A chave para tudo é a consciência, diz David Lynch. “Algumas pessoas vêem o mundo através de lentes escuras e sujas. Este é o seu mundo. Quando transcendem, elas começam a limpar as lentes. Todos têm consciência, mesmo antes de começar a meditar. É uma questão apenas de quantidade. Por que passar a vida inteira com uma pequena quantidade de consciência, se é possível expandi-la sem esforço e aproveitar mais a vida?”

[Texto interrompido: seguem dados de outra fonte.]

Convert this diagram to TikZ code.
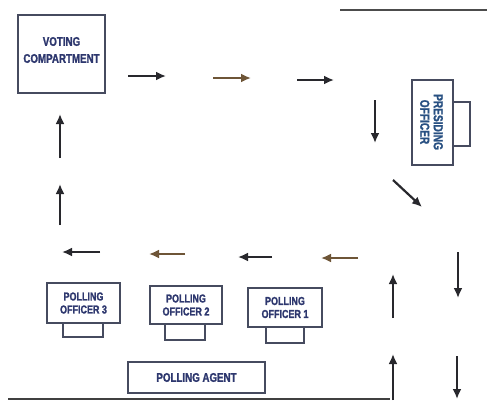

Filmes obscuros de um cineasta feliz

Lynch conta que as pessoas sempre lhe perguntam por que um artista que se diz tão feliz produz uma obra tão densa e obscura – seus filmes são considerados perturbadores e exploram aspectos bizarros do ser humano. Ele assegura que não há qualquer paradoxo aí. “Sofrimento e felicidade se combinam em todas as histórias. E meus filmes refletem o mundo, que hoje é muito problemático. Mas o artista não precisa sofrer para mostrar o sofrimento, é preciso que ele entenda a condição humana.”

Apaixonado por idéias

Para David Lynch, tudo é idéia. Ele conta que para realizar suas obras se agarra às idéias que encontra pelo mundo. Ele se diz apaixonado por idéias, pela forma como o cinema as traduz, e afirma que isso é o que o empolga. “Não sei aonde vou ou o que faço antes da idéia vir. E isso não se encontra em supermercados, então eu espero que a idéia venha para trabalhar em torno dela”, afirma.

Fluxo contínuo

“Com um roteiro acontece assim: você tem uma idéia, depois outra. Coloca isso no papel e no fim tem um roteiro. Você lê aquelas palavras em seqüência e vai entender toda a lógica da idéia que teve. Depois é só organizar o roteiro”, afirma. David Lynch ressalta que o fluxo das idéias é contínuo e uma idéia que norteia o caminho pode se mostrar incompleta durante a criação. De acordo com o diretor, é possível também deparar com uma grande idéia no processo de pós-produção de um filme, quando as cenas já foram gravadas e a obra já está sendo montada. “Eu insisto que, ao encontrar uma idéia, você deve gravá-la e trabalhar nela até o seu esgotamento. Mas uma idéia pode aparecer depois, e você se diz: ‘Não posso terminar sem isso, agora sim meu trabalho está completo."

Meditação nas escolas

O trabalho do cineasta, que está à frente da Fundação David Lynch e inicia viagem por 15 países, é estimular as escolas a adotar a meditação transcendental. "A educação deve trazer à tona o potencial pleno dos jovens. E isso só é possível com a redução do estresse e o aumento da compreensão”, disse Lynch, que garante que nas escolas em que se pratica a meditação o relacionamento é muito melhor e é muito mais fácil aprender. “A educação baseada em fatos, imagens e estresse faz muito pouco pelo estudante”, ele afirma, acrescentando que a meditação entre os jovens é um caminho para a diminuição da violência e da criminalidade.

“Fábricas de paz”

A intenção de David Lynch é visitar pelo menos uma universidade em cada um dos países de sua turnê de divulgação. “As universidades são lugares especiais. Se elas introduzissem a meditação transcendental na rotina de alunos e professores, poderiam se transformar em fábricas para criação de paz. A universidade deve se tornar invencível, e a invencibilidade é a paz dinâmica, o que significa que nenhum mal pode vir de dentro ou de fora do país”, diz o cineasta. Segundo Lynch, uma universidade iluminada influencia positivamente a consciência coletiva de uma cidade, de um país e do mundo.